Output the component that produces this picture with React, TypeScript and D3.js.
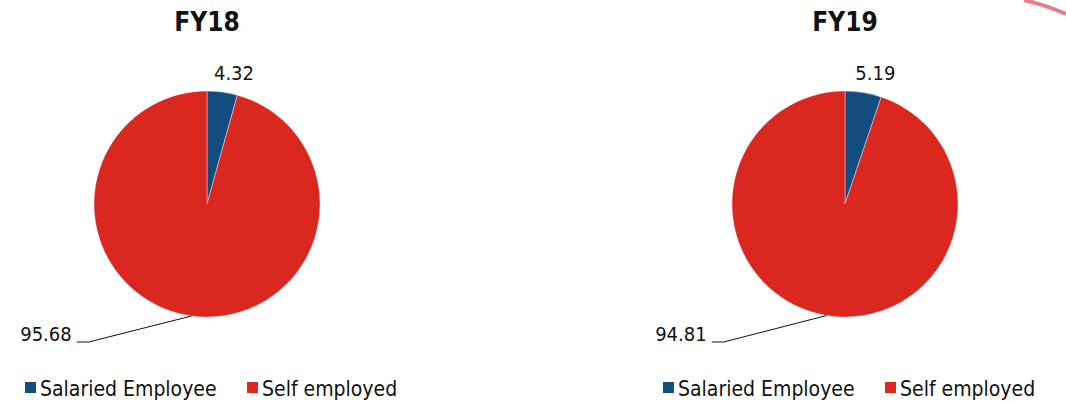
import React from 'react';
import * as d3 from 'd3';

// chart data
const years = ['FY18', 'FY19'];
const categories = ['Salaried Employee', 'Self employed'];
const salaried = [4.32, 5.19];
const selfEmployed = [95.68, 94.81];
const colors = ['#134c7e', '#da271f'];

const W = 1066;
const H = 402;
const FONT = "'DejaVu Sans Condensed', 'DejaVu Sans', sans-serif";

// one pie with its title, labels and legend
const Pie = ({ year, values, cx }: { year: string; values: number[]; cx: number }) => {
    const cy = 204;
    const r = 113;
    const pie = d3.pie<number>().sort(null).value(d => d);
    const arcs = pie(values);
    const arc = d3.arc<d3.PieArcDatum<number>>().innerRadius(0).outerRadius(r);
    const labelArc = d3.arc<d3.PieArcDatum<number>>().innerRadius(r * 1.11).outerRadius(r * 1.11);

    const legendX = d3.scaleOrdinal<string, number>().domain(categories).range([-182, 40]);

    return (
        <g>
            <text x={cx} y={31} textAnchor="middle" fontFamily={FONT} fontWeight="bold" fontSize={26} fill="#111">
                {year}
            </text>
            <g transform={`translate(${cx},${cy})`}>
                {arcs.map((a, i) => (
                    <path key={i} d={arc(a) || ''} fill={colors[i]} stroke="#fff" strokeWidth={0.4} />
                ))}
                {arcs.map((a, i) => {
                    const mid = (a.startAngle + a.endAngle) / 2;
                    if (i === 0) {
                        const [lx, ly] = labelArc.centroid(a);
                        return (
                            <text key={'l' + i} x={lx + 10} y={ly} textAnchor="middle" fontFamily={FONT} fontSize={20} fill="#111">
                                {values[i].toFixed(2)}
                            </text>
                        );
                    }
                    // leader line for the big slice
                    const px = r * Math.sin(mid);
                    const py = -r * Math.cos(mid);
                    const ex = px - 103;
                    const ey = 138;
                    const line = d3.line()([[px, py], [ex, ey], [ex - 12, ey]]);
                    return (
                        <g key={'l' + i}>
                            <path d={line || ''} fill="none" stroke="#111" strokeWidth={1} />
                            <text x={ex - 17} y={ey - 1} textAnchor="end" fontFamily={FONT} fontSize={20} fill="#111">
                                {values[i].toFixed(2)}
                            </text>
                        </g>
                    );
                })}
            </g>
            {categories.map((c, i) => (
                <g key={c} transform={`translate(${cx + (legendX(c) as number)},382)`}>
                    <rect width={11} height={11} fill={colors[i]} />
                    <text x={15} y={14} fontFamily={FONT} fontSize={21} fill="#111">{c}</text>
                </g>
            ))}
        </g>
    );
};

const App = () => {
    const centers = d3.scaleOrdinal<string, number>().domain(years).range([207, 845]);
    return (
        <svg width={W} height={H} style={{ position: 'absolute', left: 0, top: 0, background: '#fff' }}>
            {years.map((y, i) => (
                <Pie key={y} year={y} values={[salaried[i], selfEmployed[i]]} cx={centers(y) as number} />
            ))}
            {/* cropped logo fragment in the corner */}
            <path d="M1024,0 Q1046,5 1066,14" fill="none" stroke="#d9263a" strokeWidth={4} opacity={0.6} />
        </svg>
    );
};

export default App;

▸ GIVEN EXERCISE: Return each line of the data, keeping its wording exact and omitting pictures.

▸ TASK ANSWER:
Output the component that produces this picture with React, TypeScript and D3.js.
import React from 'react';
import * as d3 from 'd3';

// chart data
const years = ['FY18', 'FY19'];
const categories = ['Salaried Employee', 'Self employed'];
const salaried = [4.32, 5.19];
const selfEmployed = [95.68, 94.81];
const colors = ['#134c7e', '#da271f'];

const W = 1066;
const H = 402;
const FONT = "'DejaVu Sans Condensed', 'DejaVu Sans', sans-serif";

// one pie with its title, labels and legend
const Pie = ({ year, values, cx }: { year: string; values: number[]; cx: number }) => {
    const cy = 204;
    const r = 113;
    const pie = d3.pie<number>().sort(null).value(d => d);
    const arcs = pie(values);
    const arc = d3.arc<d3.PieArcDatum<number>>().innerRadius(0).outerRadius(r);
    const labelArc = d3.arc<d3.PieArcDatum<number>>().innerRadius(r * 1.11).outerRadius(r * 1.11);

    const legendX = d3.scaleOrdinal<string, number>().domain(categories).range([-182, 40]);

    return (
        <g>
            <text x={cx} y={31} textAnchor="middle" fontFamily={FONT} fontWeight="bold" fontSize={26} fill="#111">
                {year}
            </text>
            <g transform={`translate(${cx},${cy})`}>
                {arcs.map((a, i) => (
                    <path key={i} d={arc(a) || ''} fill={colors[i]} stroke="#fff" strokeWidth={0.4} />
                ))}
                {arcs.map((a, i) => {
                    const mid = (a.startAngle + a.endAngle) / 2;
                    if (i === 0) {
                        const [lx, ly] = labelArc.centroid(a);
                        return (
                            <text key={'l' + i} x={lx + 10} y={ly} textAnchor="middle" fontFamily={FONT} fontSize={20} fill="#111">
                                {values[i].toFixed(2)}
                            </text>
                        );
                    }
                    // leader line for the big slice
                    const px = r * Math.sin(mid);
                    const py = -r * Math.cos(mid);
                    const ex = px - 103;
                    const ey = 138;
                    const line = d3.line()([[px, py], [ex, ey], [ex - 12, ey]]);
                    return (
                        <g key={'l' + i}>
                            <path d={line || ''} fill="none" stroke="#111" strokeWidth={1} />
                            <text x={ex - 17} y={ey - 1} textAnchor="end" fontFamily={FONT} fontSize={20} fill="#111">
                                {values[i].toFixed(2)}
                            </text>
                        </g>
                    );
                })}
            </g>
            {categories.map((c, i) => (
                <g key={c} transform={`translate(${cx + (legendX(c) as number)},382)`}>
                    <rect width={11} height={11} fill={colors[i]} />
                    <text x={15} y={14} fontFamily={FONT} fontSize={21} fill="#111">{c}</text>
                </g>
            ))}
        </g>
    );
};

const App = () => {
    const centers = d3.scaleOrdinal<string, number>().domain(years).range([207, 845]);
    return (
        <svg width={W} height={H} style={{ position: 'absolute', left: 0, top: 0, background: '#fff' }}>
            {years.map((y, i) => (
                <Pie key={y} year={y} values={[salaried[i], selfEmployed[i]]} cx={centers(y) as number} />
            ))}
            {/* cropped logo fragment in the corner */}
            <path d="M1024,0 Q1046,5 1066,14" fill="none" stroke="#d9263a" strokeWidth={4} opacity={0.6} />
        </svg>
    );
};

export default App;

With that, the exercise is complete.